File metadata sent from the untrusted device is always decrypted. This means the original FileInfo is discarded and the attached encrypted FileInfo is decrypted and used instead. If the FileInfo does not decrypt it’s considered a protocol error and the connection is dropped. This means only file metadata created by a trusted device is accepted.

Data Encryption

When an untrusted device makes a request for a data block, the trusted device:

  1. decrypts the given filename,

  2. reads the corresponding plaintext data block,

  3. pads the block with random data if the read returned less than 1024 bytes,

  4. encrypts it using the file encryption key and a random nonce, and

  5. responds with the result.

digraph g { graph [ rankdir = "LR" ] "u" [ label = "<h> plaintext (variable)" shape = "record" ] "e" [ label = "nonce (24 B) | <h> ciphertext (variable) | tag (16 B)" shape = "record" ] u:h -> e:h [ label = "XChaCha20-Poly1305" ] }

This is repeated for all required blocks. At the end, the untrusted device appends the fake FileInfo (which includes the original, encrypted, FileInfo) to the file. This serves no purpose during normal operations, but enables offline decryption of an encrypted folder without database access and, in principle, scanning an encrypted folder to populate the database should it be lost or corrupted.
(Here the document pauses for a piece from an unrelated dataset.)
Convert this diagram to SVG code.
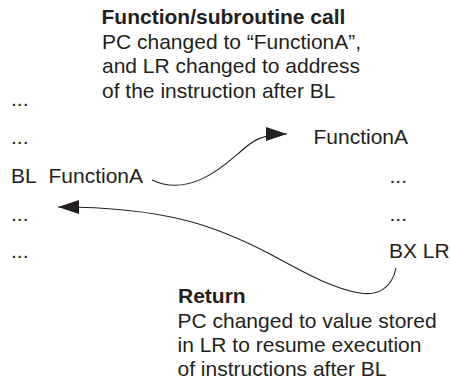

digraph g { graph [ rankdir = "LR" ] "u" [ label = "<b0> plaintext block | <b1> plaintext block | ..." shape = "record" ] "e" [ label = "<b0> encrypted block | <b1> encrypted block | ... | FileInfo (variable) | len(FileInfo) (uint32)" shape = "record" ] u:b0 -> e:b0 [ label = "encryption" ] u:b1 -> e:b1 }

Incoming Data

Making a request to an untrusted device is mostly the reverse of the above. The file name is encrypted and the block offset and size adjusted. The resulting data is decrypted and thereby also authenticated, meaning it must have originated on a trusted device. Contrary to the usual case we cannot simply make arbitrary range requests – only the precise blocks that were encrypted to begin with will decrypt properly.